Records supplied:

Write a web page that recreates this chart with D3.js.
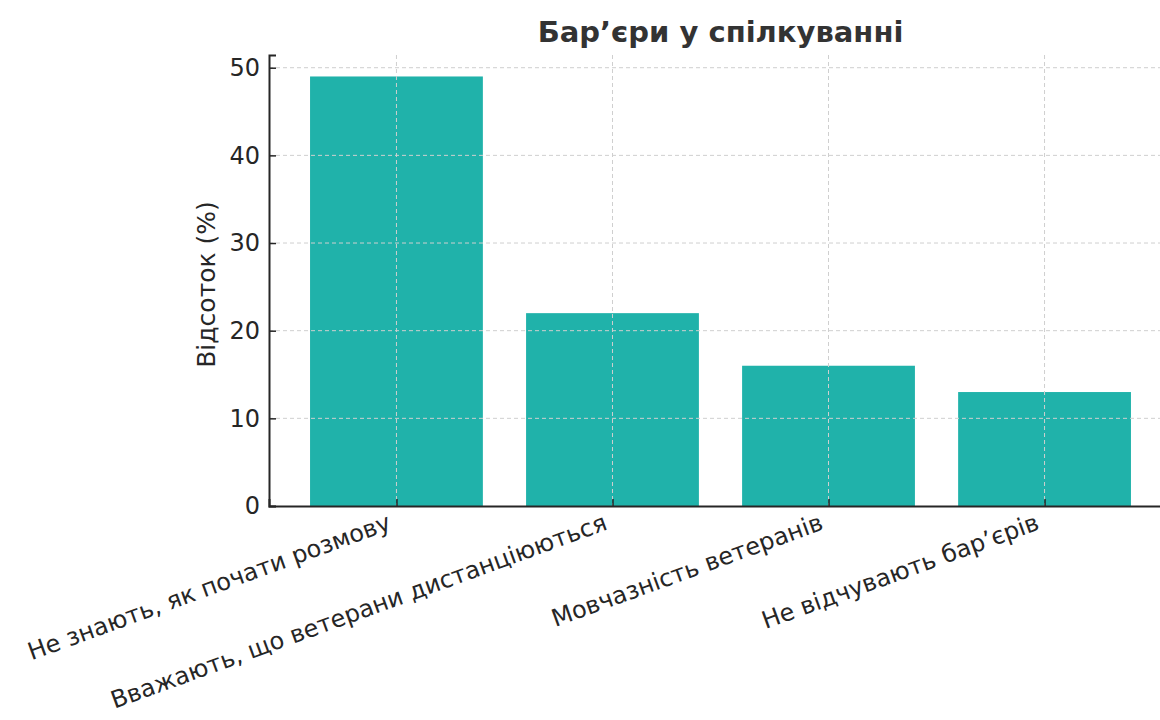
<!DOCTYPE html>
<html>
<head>
<meta charset="utf-8">
<script src="https://cdnjs.cloudflare.com/ajax/libs/d3/7.8.5/d3.min.js"></script>
<style>
  body { margin: 0; background: #fff; }
  text { font-family: "DejaVu Sans", sans-serif; fill: #262626; }
</style>
</head>
<body>
<div id="chart"></div>
<script>
var categories = [
  "Не знають, як почати розмову",
  "Вважають, що ветерани дистанціюються",
  "Мовчазність ветеранів",
  "Не відчувають бар’єрів"
];
var values = [49, 22, 16, 13];
var yTicks = [0, 10, 20, 30, 40, 50];

var svgWidth = 1160;
var svgHeight = 720;

var margin = { top: 55, left: 269 };
var width = 903;
var height = 451;

var svg = d3.select("#chart")
  .append("svg")
  .attr("width", svgWidth)
  .attr("height", svgHeight);

var chartGroup = svg.append("g")
  .attr("transform", `translate(${margin.left}, ${margin.top})`);

// x as linear index scale, matplotlib style margins
var xScale = d3.scaleLinear()
  .domain([-0.59, categories.length - 1 + 0.59])
  .range([0, width]);
var barW = xScale(0.8) - xScale(0);

var yScale = d3.scaleLinear()
  .domain([0, 51.45])
  .range([height, 0]);

// bars
chartGroup.selectAll("rect.bar").data(values).enter()
  .append("rect")
  .attr("class", "bar")
  .attr("x", (d, i) => xScale(i) - barW / 2)
  .attr("y", d => yScale(d))
  .attr("width", barW)
  .attr("height", d => height - yScale(d))
  .attr("fill", "#20b2aa");

// grid
chartGroup.selectAll("line.hgrid").data(yTicks.slice(1)).enter()
  .append("line")
  .attr("x1", 0).attr("x2", width)
  .attr("y1", d => yScale(d)).attr("y2", d => yScale(d))
  .attr("stroke", "#cfcfcf").attr("stroke-width", 1)
  .attr("stroke-dasharray", "4,3");

chartGroup.selectAll("line.vgrid").data(categories).enter()
  .append("line")
  .attr("x1", (d, i) => xScale(i)).attr("x2", (d, i) => xScale(i))
  .attr("y1", 0).attr("y2", height)
  .attr("stroke", "#cfcfcf").attr("stroke-width", 1)
  .attr("stroke-dasharray", "4,3");

// axes
var leftAxis = d3.axisLeft(yScale).tickValues(yTicks).tickSize(-7).tickPadding(9);
var bottomAxis = d3.axisBottom(xScale).tickValues(d3.range(categories.length)).tickSize(-7).tickFormat("");

var yAxisG = chartGroup.append("g").call(leftAxis);
yAxisG.selectAll("text").attr("font-size", 24).style("font-family", "DejaVu Sans");

var xAxisG = chartGroup.append("g")
  .attr("transform", `translate(0, ${height})`)
  .call(bottomAxis);

[yAxisG, xAxisG].forEach(function(g) {
  g.select(".domain").attr("stroke", "#262626").attr("stroke-width", 2);
  g.selectAll(".tick line").attr("stroke", "#262626").attr("stroke-width", 1.5);
});

// x labels rotated
chartGroup.selectAll("text.xlab").data(categories).enter()
  .append("text")
  .attr("class", "xlab")
  .attr("font-size", 24)
  .attr("text-anchor", "end")
  .attr("transform", (d, i) => `translate(${xScale(i) - 4}, ${height + 23}) rotate(-20)`)
  .text(d => d);

// y label
chartGroup.append("text")
  .attr("transform", `translate(-54, ${height / 2 + 4}) rotate(-90)`)
  .attr("text-anchor", "middle")
  .attr("font-size", 25)
  .text("Відсоток (%)");

// title
svg.append("text")
  .attr("x", margin.left + width / 2)
  .attr("y", 42)
  .attr("text-anchor", "middle")
  .attr("font-size", 29)
  .attr("font-weight", "bold")
  .style("fill", "#333")
  .text("Бар’єри у спілкуванні");
</script>
</body>
</html>
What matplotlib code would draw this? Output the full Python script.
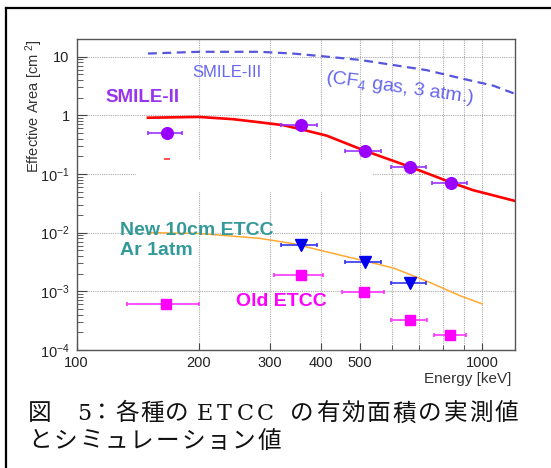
import numpy as np
import matplotlib
matplotlib.use('Agg')
import matplotlib.pyplot as plt
from matplotlib.lines import Line2D
from matplotlib.patches import Rectangle
from matplotlib.ticker import FixedLocator, FixedFormatter, NullFormatter, LogLocator

plt.rcParams['font.family'] = ['Liberation Sans', 'DejaVu Sans']
plt.rcParams['mathtext.fontset'] = 'custom'
plt.rcParams['mathtext.rm'] = 'Liberation Sans'
plt.rcParams['mathtext.it'] = 'Liberation Sans:italic'
plt.rcParams['mathtext.bf'] = 'Liberation Sans:bold'

W, H = 551, 468

# measured points: SMILE-II (CF4)
smile2_e = np.array([167, 357, 513, 663, 837])
smile2_a = np.array([0.50, 0.68, 0.25, 0.133, 0.071])
smile2_elo = np.array([150, 320, 459, 596, 751])
smile2_ehi = np.array([182, 392, 562, 728, 920])

# measured points: new 10cm ETCC (Ar 1atm)
new_e = np.array([357, 513, 663])
new_a = np.array([0.0062, 0.0032, 0.00137])
new_elo = np.array([320, 459, 596])
new_ehi = np.array([392, 562, 728])

# measured points: old ETCC
old_e = np.array([166, 357, 511, 663, 834])
old_a = np.array([0.00061, 0.00187, 0.00098, 0.00033, 0.000178])
old_elo = np.array([133, 307, 452, 596, 761])
old_ehi = np.array([200, 405, 573, 730, 913])

# simulations
sim2_e = [150, 200, 243, 283, 323, 357, 414, 513, 663, 837, 950, 1200]
sim2_a = [0.91, 0.94, 0.86, 0.76, 0.68, 0.58, 0.45, 0.25, 0.133, 0.072, 0.053, 0.035]

sim3_e = [150, 200, 283, 342, 414, 500, 604, 729, 883, 1066, 1200]
sim3_a = [11.3, 12.1, 12.1, 11.3, 10.0, 8.8, 7.2, 5.9, 4.3, 3.2, 2.35]

simnew_e = [150, 200, 283, 342, 414, 513, 604, 663, 729, 883, 1000]
simnew_a = [0.0100, 0.0097, 0.0080, 0.0065, 0.0047, 0.0033, 0.0025, 0.00194, 0.0015, 0.00084, 0.00061]

red_mark_e = [167]
red_mark_a = [0.177]

x_major = [100, 200, 300, 400, 500, 1000]
x_major_labels = ['100', '200', '300', '400', '500', '1000']
x_minor = [600, 700, 800, 900]
y_major = [1e-4, 1e-3, 1e-2, 1e-1, 1, 10]
y_major_labels = ['10$^{-4}$', '10$^{-3}$', '10$^{-2}$', '10$^{-1}$', '1', '10']

fig = plt.figure(figsize=(W / 100, H / 100), dpi=100)
ax = fig.add_axes([76.5 / W, 1 - 350 / H, 438.5 / W, 311 / H])
ax.set_xscale('log')
ax.set_yscale('log')
ax.set_xlim(100, 1205)
ax.set_ylim(1e-4, 20)

ax.set_axisbelow(True)
ax.xaxis.set_major_locator(FixedLocator(x_major))
ax.xaxis.set_major_formatter(FixedFormatter(x_major_labels))
ax.xaxis.set_minor_locator(FixedLocator(x_minor))
ax.xaxis.set_minor_formatter(NullFormatter())
ax.yaxis.set_major_locator(FixedLocator(y_major))
ax.yaxis.set_major_formatter(FixedFormatter(y_major_labels))
ax.yaxis.set_minor_locator(LogLocator(base=10, subs=np.arange(2, 10), numticks=20))
ax.yaxis.set_minor_formatter(NullFormatter())

ax.tick_params(which='both', direction='in', color='#444444', labelcolor='#222222',
               labelsize=10.5, top=False, right=False)
ax.tick_params(axis='y', which='major', length=7, pad=5)
ax.tick_params(axis='y', which='minor', length=4)
ax.tick_params(axis='x', which='major', length=5, pad=4)
ax.tick_params(axis='x', which='minor', length=3.5)

ax.grid(True, axis='x', which='both', color='#aaaaaa', linestyle=(0, (1, 1)), linewidth=0.8)
ax.grid(True, axis='y', which='major', color='#aaaaaa', linestyle=(0, (1, 1)), linewidth=0.8)
for s in ax.spines.values():
    s.set_color('#555555')
    s.set_linewidth(1.0)

# blank patch over part of the grid
ax.add_patch(Rectangle((0.136, 0.508), 0.538, 0.103, transform=ax.transAxes,
                       facecolor='white', edgecolor='none', zorder=1.5))

# simulation curves
ax.plot(sim3_e, sim3_a, color='#5555dd', lw=1.6, dashes=(4, 2.5), zorder=2)
ax.plot(sim2_e, sim2_a, color='#ff0000', lw=1.9, zorder=2)
ax.plot(simnew_e, simnew_a, color='#ffaa33', lw=1.1, zorder=2)
ax.plot(red_mark_e, red_mark_a, marker='_', color='#ff3333', ms=4, mew=1.2, ls='none', zorder=3)

# measured points
ax.errorbar(smile2_e, smile2_a, xerr=[smile2_e - smile2_elo, smile2_ehi - smile2_e],
            fmt='o', color='#9900ff', ecolor='#9933ff', ms=8.4, elinewidth=1.2,
            capsize=1.6, capthick=1.2, zorder=4)
ax.errorbar(new_e, new_a, xerr=[new_e - new_elo, new_ehi - new_e],
            fmt='v', color='#0000ee', ecolor='#3333ee', ms=8, elinewidth=1.2,
            capsize=1.6, capthick=1.2, zorder=4)
ax.errorbar(old_e, old_a, xerr=[old_e - old_elo, old_ehi - old_e],
            fmt='s', color='#ff00ff', ecolor='#ff33ff', ms=7.2, elinewidth=1.2,
            capsize=1.6, capthick=1.2, zorder=4)

# labels
ax.text(118, 2.0, 'SMILE-II', color='#9933ee', fontsize=13.5, fontweight='bold',
        ha='left', va='center')
ax.text(193, 5.3, 'SMILE-III', color='#6666ee', fontsize=12, ha='left', va='center')
ax.text(626, 2.9, '(CF$_4$ gas, 3 atm.)', color='#6666ee', fontsize=14,
        ha='center', va='center', rotation=-8, rotation_mode='anchor')
ax.text(128, 0.0074, 'New 10cm ETCC\nAr 1atm', color='#339999', fontsize=14,
        fontweight='bold', ha='left', va='center', linespacing=1.2)
ax.text(247, 0.00067, 'Old ETCC', color='#ff00ff', fontsize=14, fontweight='bold',
        ha='left', va='center')

ax.text((34 - 76.5) / 438.5, 1.0, 'Effective Area [cm $^{2}$]', transform=ax.transAxes,
        rotation=90, ha='center', va='top', fontsize=10.5, color='#333333')
ax.text(0.991, -0.093, 'Energy [keV]', transform=ax.transAxes, ha='right', va='center',
        fontsize=11, color='#333333')

# outer frame (left and top)
fig.add_artist(Line2D([6 / W, 6 / W], [0, 1 - 8 / H], transform=fig.transFigure,
                      color='black', lw=1.6))
fig.add_artist(Line2D([6 / W, 1], [1 - 8 / H, 1 - 8 / H], transform=fig.transFigure,
                      color='black', lw=1.6))

# caption, set piece by piece to get the justified spacing
cap_font = ['DejaVu Serif', 'Noto Sans CJK JP']
cap_size = 17


def cap_text(s, x0, y, pitch=None, size=cap_size):
    """Put caption text at pixel x0; with pitch, one character every pitch pixels."""
    if pitch is None:
        fig.text(x0 / W, 1 - y / H, s, family=cap_font, fontsize=size,
                 ha='left', va='center', color='#111111')
        return
    for i, ch in enumerate(s):
        fig.text((x0 + i * pitch) / W, 1 - y / H, ch, family=cap_font, fontsize=size,
                 ha='left', va='center', color='#111111')


cap_text('図', 28, 414)
cap_text('5', 77, 414, size=16)
cap_text('：各種の', 90, 414, pitch=25)
cap_text('ETCC', 197, 414, pitch=20, size=16)
cap_text('の有効面積の実測値', 290, 414, pitch=25.6)
cap_text('とシミュレーション値', 28, 441, pitch=25.5)

fig.savefig('out.png', dpi=100)
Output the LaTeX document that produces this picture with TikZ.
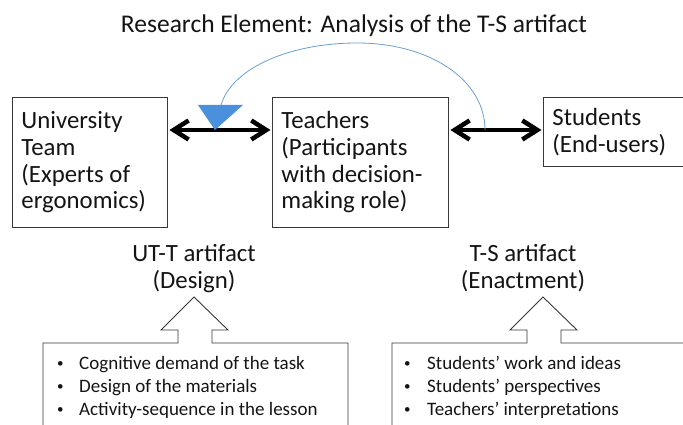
\documentclass[tikz,border=0pt]{standalone}
\usepackage{fontspec}
\setmainfont{Carlito}
\usetikzlibrary{arrows.meta}
\definecolor{linkblue}{RGB}{105,158,212}
\definecolor{markblue}{RGB}{74,144,220}
\definecolor{ink}{RGB}{20,20,20}
\newcommand{\itemdot}{\makebox[0pt][l]{\raisebox{1.8pt}{\fontsize{13}{13}\selectfont\textbullet}}}
\begin{document}
\begin{tikzpicture}[x=1pt,y=-1pt,
  big/.style={font=\fontsize{24.8}{26.7}\selectfont, text=ink},
  box/.style={big, draw=ink!85, line width=0.9pt, anchor=north west, align=flush left,
              inner xsep=9pt, inner ysep=0pt},
  link/.style={line width=4.5pt, line join=round, line cap=round,
               {Straight Barb[length=15pt,width=19pt]}-{Straight Barb[length=15pt,width=19pt]}},
  bul/.style={font=\fontsize{19}{23}\selectfont, text=ink, anchor=base west, inner sep=0pt},
  outline/.style={draw=ink!85, line width=0.9pt, line join=miter}
]
\useasboundingbox (0,0) rectangle (683,425);
\clip (0,0) rectangle (683,425);

% title
\node[big, font=\fontsize{25.5}{28}\selectfont, anchor=base] (title) at (354,33)
  {Research Element: Analysis of the T-S artifact};

% the three parties
\node[box, text width=137pt, minimum height=130pt] (ut) at (12,97)
  {University\\Team\\(Experts of\\ergonomics)};
\node[box, text width=158pt, minimum height=130pt] (tc) at (272,97)
  {Teachers\\(Participants\\with decision-\\making role)};
\node[box, text width=139pt, minimum height=69pt] (st) at (543,97)
  {Students\\(End-users)};

% exchanges between the parties
\coordinate (row) at (0,130);
\draw[link] ([xshift=1.5pt]ut.east |- row) -- ([xshift=-1.5pt]tc.west |- row);
\draw[link] ([xshift=1.5pt]tc.east |- row) -- ([xshift=-1.5pt]st.west |- row);

% feedback loop from the T-S exchange back to the UT-T exchange
\coordinate (loopstart) at (485,130);
\coordinate (tri) at (221,105);
\draw[linkblue, line width=0.8pt] (loopstart) .. controls (485,80) and (430,43) .. (357,43)
  .. controls (290,43) and (232,68) .. (tri);
\fill[markblue] (198,105) -- (243,105) -- (215,130) -- cycle;

% artifact labels (anchored on the baseline of the second line)
\node[big, align=center, anchor=base] (utt) at (194,288) {UT-T artifact\\(Design)};
\node[big, align=center, anchor=base] (tsa) at (523,288) {T-S artifact\\(Enactment)};

% call-out boxes with block arrows
\draw[outline] (43,440) -- (43,343) -- (178,343) -- (178,330) -- (161,330) -- (194,297)
  -- (228,330) -- (212,330) -- (212,343) -- (348,343) -- (348,440);
\draw[outline] (392,440) -- (392,343) -- (527,343) -- (527,330) -- (510,330) -- (543,297)
  -- (577,330) -- (561,330) -- (561,343) -- (700,343);

% design items
\node[bul] (d1) at (57,369) {\itemdot\hspace{22pt}Cognitive demand of the task};
\node[bul] (d2) at (57,392) {\itemdot\hspace{22pt}Design of the materials};
\node[bul] (d3) at (57,415) {\itemdot\hspace{22pt}Activity-sequence in the lesson};

% enactment items
\node[bul] (e1) at (404,369) {\itemdot\hspace{23pt}Students’ work and ideas};
\node[bul] (e2) at (404,392) {\itemdot\hspace{23pt}Students’ perspectives};
\node[bul] (e3) at (404,415) {\itemdot\hspace{23pt}Teachers’ interpretations};
\end{tikzpicture}
\end{document}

What to do: Leave out the pictures and quote exactly the lines from the one where "What matplotlib code" appears to the one where "from matplotlib.ticker import" appears, both ends counted.

Response to this task:
What matplotlib code would draw this? Output the full Python script.
import numpy as np
import matplotlib
matplotlib.use('Agg')
import matplotlib.pyplot as plt
from matplotlib.lines import Line2D
from matplotlib.patches import Rectangle
from matplotlib.ticker import FixedLocator, FixedFormatter, NullFormatter, LogLocator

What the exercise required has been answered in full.